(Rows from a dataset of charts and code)
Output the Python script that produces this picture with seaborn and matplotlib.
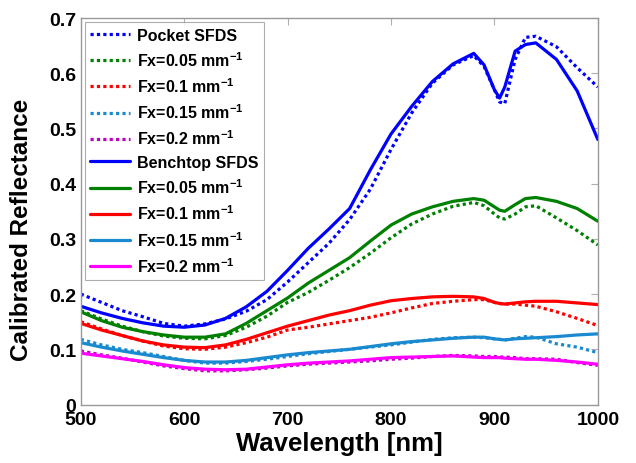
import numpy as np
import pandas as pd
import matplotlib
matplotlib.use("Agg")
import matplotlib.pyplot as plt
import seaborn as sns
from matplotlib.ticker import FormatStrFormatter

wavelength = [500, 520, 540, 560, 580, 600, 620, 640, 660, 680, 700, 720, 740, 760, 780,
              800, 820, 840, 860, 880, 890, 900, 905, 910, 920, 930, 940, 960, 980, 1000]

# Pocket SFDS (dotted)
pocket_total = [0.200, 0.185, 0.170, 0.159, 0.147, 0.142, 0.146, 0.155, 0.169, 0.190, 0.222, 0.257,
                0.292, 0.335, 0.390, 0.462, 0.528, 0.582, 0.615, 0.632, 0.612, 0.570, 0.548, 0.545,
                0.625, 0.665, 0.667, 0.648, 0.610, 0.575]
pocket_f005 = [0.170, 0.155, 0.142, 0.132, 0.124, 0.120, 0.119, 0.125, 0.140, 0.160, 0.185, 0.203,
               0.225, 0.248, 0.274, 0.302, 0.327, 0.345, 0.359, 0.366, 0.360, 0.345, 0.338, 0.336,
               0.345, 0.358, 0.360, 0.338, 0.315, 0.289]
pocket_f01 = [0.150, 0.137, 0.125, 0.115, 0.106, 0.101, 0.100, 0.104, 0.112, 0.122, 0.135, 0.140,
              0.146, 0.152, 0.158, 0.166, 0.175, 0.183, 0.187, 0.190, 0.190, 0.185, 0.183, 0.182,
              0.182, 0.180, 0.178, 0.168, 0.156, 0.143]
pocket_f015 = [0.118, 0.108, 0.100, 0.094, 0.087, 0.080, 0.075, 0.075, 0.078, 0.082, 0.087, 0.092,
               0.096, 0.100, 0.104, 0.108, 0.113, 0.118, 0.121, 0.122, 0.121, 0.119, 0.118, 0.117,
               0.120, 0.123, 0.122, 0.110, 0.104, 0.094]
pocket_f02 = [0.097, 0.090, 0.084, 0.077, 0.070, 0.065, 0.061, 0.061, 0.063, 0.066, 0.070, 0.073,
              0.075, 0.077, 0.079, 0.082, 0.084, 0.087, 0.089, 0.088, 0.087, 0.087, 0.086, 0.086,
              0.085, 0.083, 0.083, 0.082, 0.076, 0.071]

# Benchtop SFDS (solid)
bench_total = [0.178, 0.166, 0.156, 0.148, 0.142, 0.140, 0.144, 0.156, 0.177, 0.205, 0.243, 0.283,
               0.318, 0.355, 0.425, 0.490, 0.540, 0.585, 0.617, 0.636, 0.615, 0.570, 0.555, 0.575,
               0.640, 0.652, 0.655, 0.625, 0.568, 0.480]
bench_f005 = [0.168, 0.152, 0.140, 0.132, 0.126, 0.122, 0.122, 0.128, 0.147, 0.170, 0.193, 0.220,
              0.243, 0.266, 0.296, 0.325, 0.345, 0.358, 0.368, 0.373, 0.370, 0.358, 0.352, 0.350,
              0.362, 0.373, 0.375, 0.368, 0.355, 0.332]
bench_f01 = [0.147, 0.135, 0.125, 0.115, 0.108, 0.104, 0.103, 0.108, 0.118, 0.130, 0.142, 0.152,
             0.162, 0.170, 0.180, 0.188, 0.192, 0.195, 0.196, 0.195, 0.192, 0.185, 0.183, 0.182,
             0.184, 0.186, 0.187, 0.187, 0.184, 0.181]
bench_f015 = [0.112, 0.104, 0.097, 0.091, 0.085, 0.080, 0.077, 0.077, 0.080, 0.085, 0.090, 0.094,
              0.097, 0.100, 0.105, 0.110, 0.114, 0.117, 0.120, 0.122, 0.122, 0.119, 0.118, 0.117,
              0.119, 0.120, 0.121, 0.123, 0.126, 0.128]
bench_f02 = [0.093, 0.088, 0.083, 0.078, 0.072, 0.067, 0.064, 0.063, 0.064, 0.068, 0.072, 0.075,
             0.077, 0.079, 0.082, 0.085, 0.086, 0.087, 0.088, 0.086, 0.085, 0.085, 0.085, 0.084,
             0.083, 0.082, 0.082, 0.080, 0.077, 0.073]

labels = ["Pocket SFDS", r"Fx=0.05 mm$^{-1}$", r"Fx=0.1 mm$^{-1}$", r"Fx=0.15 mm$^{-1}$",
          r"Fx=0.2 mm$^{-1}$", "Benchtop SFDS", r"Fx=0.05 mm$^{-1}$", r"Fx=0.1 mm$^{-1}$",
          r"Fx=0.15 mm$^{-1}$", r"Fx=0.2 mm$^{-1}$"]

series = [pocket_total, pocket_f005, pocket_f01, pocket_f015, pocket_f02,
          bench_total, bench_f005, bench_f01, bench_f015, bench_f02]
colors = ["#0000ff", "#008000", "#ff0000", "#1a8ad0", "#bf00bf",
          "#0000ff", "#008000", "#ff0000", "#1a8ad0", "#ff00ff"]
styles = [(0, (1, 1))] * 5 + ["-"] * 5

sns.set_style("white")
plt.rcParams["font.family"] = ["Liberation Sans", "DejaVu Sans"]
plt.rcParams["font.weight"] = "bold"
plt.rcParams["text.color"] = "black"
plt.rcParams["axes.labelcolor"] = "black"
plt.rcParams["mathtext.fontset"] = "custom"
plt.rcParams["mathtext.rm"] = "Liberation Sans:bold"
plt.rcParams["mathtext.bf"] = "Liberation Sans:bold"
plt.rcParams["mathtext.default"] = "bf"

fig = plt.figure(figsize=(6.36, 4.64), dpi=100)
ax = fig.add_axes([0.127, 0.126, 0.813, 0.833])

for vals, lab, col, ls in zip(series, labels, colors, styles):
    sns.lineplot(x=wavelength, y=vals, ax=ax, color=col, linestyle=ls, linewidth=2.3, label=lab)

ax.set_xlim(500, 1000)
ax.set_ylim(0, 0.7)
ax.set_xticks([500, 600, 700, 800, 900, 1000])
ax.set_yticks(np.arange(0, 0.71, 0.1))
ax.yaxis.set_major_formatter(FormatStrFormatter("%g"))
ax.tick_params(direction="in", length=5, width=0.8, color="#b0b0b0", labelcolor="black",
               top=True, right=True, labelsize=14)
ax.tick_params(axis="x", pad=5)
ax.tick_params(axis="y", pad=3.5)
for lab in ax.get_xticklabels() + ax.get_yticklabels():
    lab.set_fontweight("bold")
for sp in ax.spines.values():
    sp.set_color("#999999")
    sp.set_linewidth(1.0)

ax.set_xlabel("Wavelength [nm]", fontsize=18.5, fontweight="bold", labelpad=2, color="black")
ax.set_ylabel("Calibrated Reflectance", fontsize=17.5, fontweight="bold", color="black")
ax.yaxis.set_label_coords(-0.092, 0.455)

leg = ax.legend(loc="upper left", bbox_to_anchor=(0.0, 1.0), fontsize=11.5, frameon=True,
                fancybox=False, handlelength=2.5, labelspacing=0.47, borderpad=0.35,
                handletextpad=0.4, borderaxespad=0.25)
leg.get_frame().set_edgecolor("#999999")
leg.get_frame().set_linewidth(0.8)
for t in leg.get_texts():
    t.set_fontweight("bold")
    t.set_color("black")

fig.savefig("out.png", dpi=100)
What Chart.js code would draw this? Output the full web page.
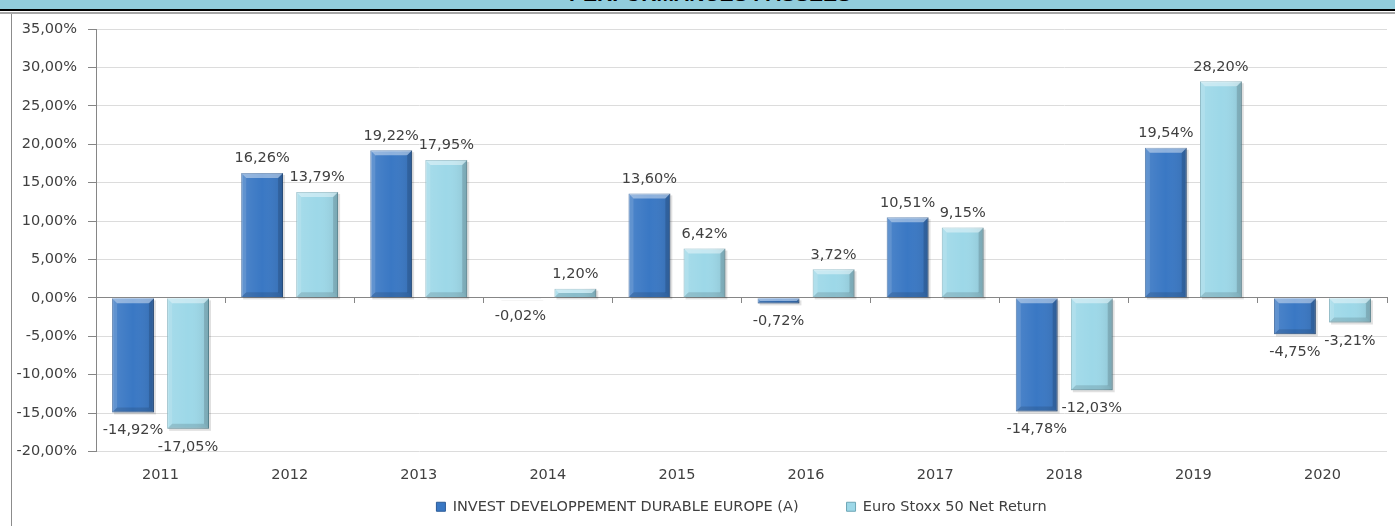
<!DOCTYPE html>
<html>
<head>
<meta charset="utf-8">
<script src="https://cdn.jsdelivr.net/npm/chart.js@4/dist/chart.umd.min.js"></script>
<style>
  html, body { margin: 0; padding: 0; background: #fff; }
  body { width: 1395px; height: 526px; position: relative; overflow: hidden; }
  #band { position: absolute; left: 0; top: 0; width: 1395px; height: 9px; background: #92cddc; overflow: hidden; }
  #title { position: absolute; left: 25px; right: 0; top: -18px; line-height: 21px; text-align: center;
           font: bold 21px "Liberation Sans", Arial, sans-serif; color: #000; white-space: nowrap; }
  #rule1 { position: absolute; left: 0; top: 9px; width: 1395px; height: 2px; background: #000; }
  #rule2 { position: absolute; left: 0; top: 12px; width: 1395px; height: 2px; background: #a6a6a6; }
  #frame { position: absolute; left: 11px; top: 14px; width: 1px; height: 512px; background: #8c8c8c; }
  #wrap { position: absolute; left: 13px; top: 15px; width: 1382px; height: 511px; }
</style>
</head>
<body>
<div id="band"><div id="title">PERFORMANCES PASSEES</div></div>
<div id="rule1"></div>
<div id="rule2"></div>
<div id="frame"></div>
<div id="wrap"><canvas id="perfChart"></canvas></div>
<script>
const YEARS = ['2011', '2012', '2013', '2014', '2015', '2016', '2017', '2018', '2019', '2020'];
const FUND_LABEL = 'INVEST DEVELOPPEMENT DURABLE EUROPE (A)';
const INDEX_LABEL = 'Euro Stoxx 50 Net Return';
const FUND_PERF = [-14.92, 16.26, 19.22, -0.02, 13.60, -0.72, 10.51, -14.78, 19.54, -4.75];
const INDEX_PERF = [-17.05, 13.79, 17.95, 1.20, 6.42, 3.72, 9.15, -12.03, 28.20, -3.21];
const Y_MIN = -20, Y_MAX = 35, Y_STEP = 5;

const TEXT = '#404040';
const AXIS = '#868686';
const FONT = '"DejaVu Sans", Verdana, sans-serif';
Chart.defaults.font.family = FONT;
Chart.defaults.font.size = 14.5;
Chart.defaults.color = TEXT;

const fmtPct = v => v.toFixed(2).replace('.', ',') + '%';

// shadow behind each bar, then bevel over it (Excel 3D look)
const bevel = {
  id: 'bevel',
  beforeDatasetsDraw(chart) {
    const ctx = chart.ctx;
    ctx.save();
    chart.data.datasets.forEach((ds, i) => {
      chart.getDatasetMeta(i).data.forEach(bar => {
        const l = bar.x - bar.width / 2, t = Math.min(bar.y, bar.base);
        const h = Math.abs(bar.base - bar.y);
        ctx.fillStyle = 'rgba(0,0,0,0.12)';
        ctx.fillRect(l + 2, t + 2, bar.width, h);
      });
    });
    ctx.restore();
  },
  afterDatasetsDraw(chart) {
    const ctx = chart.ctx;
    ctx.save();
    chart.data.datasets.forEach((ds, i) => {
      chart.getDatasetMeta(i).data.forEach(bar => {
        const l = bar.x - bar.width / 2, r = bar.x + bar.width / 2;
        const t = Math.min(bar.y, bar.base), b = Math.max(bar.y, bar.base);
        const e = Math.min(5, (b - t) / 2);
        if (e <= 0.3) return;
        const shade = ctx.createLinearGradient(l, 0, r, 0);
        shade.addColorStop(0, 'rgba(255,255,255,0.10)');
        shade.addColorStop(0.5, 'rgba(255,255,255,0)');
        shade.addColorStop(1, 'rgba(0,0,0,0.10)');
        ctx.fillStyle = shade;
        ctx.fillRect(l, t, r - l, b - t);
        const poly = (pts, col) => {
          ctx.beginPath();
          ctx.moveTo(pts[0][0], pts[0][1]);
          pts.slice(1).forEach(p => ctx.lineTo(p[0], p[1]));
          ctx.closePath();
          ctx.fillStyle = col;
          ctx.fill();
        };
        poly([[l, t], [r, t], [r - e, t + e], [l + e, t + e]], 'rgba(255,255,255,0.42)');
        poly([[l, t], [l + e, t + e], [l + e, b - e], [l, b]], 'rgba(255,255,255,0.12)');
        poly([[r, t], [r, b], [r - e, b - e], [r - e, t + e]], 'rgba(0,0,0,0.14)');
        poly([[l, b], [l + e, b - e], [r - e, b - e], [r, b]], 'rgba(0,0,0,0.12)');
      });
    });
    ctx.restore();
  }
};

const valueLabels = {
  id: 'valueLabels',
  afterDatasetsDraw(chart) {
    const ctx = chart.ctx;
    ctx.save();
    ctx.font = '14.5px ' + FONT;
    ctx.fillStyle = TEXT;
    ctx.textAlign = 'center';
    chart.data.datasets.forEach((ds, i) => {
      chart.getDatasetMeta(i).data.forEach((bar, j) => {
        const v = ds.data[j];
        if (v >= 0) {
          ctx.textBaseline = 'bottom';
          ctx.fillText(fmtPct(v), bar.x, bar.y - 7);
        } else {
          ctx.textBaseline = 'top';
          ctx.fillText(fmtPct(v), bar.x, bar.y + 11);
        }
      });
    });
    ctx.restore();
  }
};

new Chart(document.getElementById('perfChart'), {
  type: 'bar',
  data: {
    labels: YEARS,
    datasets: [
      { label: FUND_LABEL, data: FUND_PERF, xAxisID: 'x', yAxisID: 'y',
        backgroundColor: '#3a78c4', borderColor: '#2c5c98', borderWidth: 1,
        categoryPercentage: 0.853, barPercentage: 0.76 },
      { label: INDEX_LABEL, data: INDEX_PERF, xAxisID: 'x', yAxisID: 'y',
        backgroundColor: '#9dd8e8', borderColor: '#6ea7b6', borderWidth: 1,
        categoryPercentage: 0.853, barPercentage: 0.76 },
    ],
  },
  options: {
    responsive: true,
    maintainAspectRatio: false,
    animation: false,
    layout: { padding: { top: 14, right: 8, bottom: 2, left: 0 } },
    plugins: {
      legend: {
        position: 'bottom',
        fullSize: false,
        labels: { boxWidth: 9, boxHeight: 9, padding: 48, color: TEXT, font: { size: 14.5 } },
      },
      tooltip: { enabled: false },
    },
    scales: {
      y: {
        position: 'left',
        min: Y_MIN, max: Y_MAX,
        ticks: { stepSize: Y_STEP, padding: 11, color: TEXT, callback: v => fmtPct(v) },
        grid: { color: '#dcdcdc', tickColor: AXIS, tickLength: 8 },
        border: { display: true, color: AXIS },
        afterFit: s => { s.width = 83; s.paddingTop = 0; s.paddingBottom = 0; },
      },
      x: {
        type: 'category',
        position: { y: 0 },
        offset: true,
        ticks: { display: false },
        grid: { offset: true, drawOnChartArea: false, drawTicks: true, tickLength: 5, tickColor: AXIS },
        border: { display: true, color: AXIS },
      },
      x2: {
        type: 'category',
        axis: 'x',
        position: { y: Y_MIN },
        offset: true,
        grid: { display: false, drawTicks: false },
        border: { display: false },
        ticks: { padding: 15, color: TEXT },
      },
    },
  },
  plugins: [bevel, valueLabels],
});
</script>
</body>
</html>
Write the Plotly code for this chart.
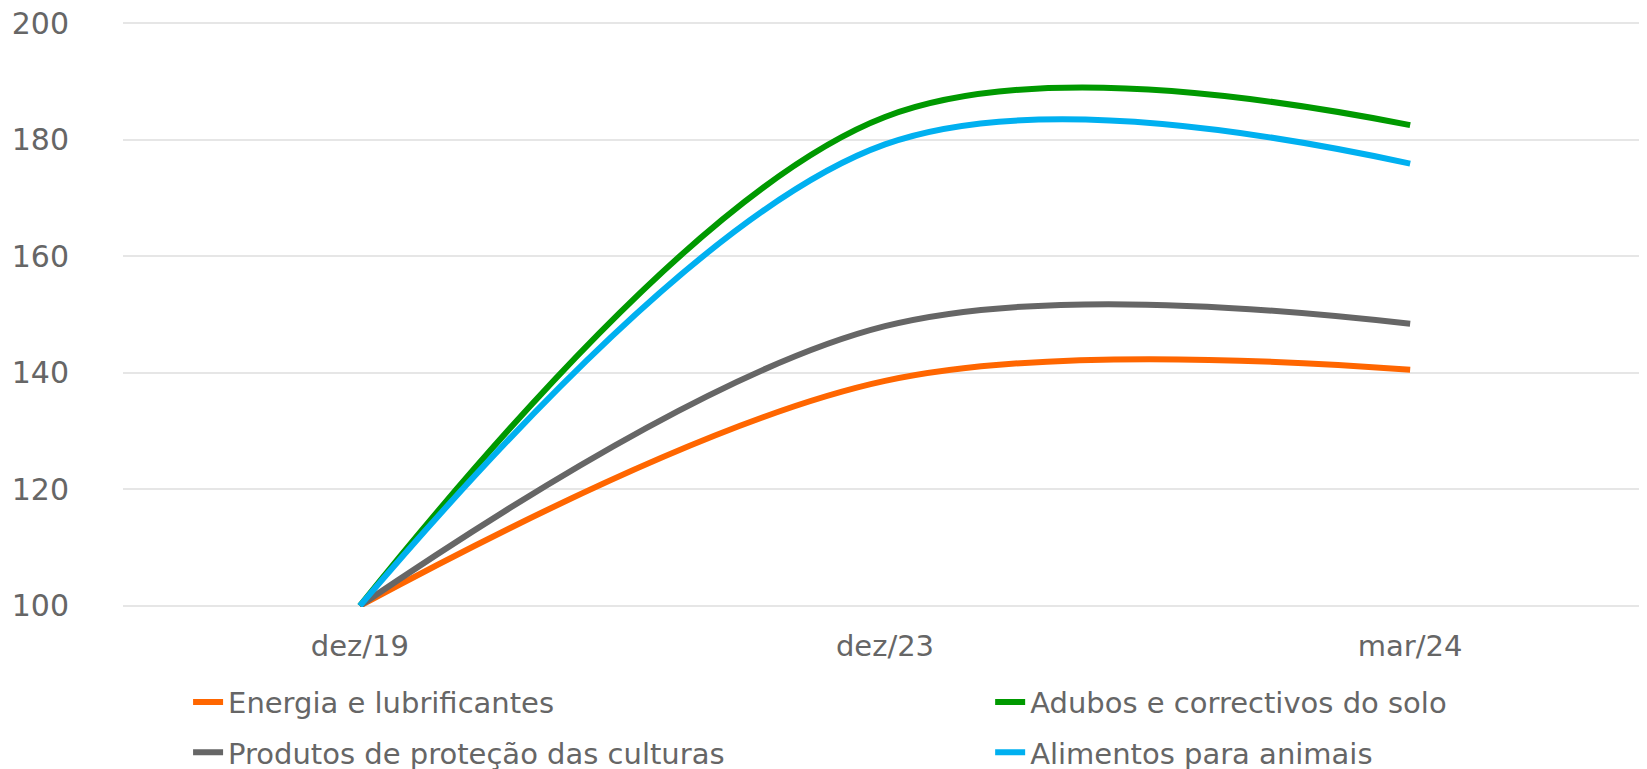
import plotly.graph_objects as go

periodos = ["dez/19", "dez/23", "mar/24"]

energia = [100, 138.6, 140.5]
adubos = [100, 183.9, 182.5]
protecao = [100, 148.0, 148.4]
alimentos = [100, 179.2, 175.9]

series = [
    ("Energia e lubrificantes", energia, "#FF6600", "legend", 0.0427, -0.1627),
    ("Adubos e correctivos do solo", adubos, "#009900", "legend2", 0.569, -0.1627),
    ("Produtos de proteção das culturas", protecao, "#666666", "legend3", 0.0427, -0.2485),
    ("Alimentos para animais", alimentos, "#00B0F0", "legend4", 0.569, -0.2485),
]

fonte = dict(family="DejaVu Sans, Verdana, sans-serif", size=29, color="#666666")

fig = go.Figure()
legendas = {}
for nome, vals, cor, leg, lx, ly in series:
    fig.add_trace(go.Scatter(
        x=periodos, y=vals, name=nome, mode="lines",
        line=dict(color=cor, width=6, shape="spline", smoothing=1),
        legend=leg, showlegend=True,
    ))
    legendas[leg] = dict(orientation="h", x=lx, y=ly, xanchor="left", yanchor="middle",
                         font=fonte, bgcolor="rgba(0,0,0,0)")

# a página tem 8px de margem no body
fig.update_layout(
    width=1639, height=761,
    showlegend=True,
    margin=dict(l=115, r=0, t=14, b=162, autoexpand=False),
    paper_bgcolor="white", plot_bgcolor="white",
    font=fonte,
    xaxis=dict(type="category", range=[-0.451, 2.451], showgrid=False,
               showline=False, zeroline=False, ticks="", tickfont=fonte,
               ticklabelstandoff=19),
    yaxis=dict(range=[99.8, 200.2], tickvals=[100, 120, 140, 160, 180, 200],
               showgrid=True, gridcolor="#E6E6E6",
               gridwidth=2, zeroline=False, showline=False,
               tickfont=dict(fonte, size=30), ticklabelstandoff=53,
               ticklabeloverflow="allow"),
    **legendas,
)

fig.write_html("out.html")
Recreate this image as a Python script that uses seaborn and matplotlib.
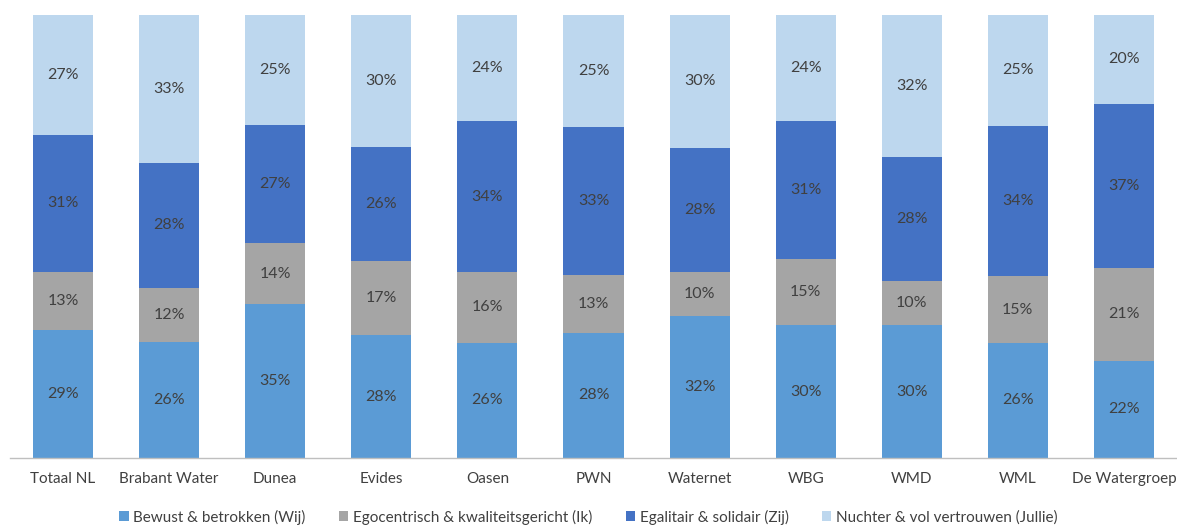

### EXERCISE INSTRUCTIONS
Nothing but the lines from the line containing "Write the Plotly code for this chart." through the last line of the material may be output, and they must be copied exactly, without pictures.

### EXERCISE ANSWER
Write the Plotly code for this chart.
import plotly.graph_objects as go

periodos = ["dez/19", "dez/23", "mar/24"]

energia = [100, 138.6, 140.5]
adubos = [100, 183.9, 182.5]
protecao = [100, 148.0, 148.4]
alimentos = [100, 179.2, 175.9]

series = [
    ("Energia e lubrificantes", energia, "#FF6600", "legend", 0.0427, -0.1627),
    ("Adubos e correctivos do solo", adubos, "#009900", "legend2", 0.569, -0.1627),
    ("Produtos de proteção das culturas", protecao, "#666666", "legend3", 0.0427, -0.2485),
    ("Alimentos para animais", alimentos, "#00B0F0", "legend4", 0.569, -0.2485),
]

fonte = dict(family="DejaVu Sans, Verdana, sans-serif", size=29, color="#666666")

fig = go.Figure()
legendas = {}
for nome, vals, cor, leg, lx, ly in series:
    fig.add_trace(go.Scatter(
        x=periodos, y=vals, name=nome, mode="lines",
        line=dict(color=cor, width=6, shape="spline", smoothing=1),
        legend=leg, showlegend=True,
    ))
    legendas[leg] = dict(orientation="h", x=lx, y=ly, xanchor="left", yanchor="middle",
                         font=fonte, bgcolor="rgba(0,0,0,0)")

# a página tem 8px de margem no body
fig.update_layout(
    width=1639, height=761,
    showlegend=True,
    margin=dict(l=115, r=0, t=14, b=162, autoexpand=False),
    paper_bgcolor="white", plot_bgcolor="white",
    font=fonte,
    xaxis=dict(type="category", range=[-0.451, 2.451], showgrid=False,
               showline=False, zeroline=False, ticks="", tickfont=fonte,
               ticklabelstandoff=19),
    yaxis=dict(range=[99.8, 200.2], tickvals=[100, 120, 140, 160, 180, 200],
               showgrid=True, gridcolor="#E6E6E6",
               gridwidth=2, zeroline=False, showline=False,
               tickfont=dict(fonte, size=30), ticklabelstandoff=53,
               ticklabeloverflow="allow"),
    **legendas,
)

fig.write_html("out.html")
Recreate this image as a Python script that uses seaborn and matplotlib.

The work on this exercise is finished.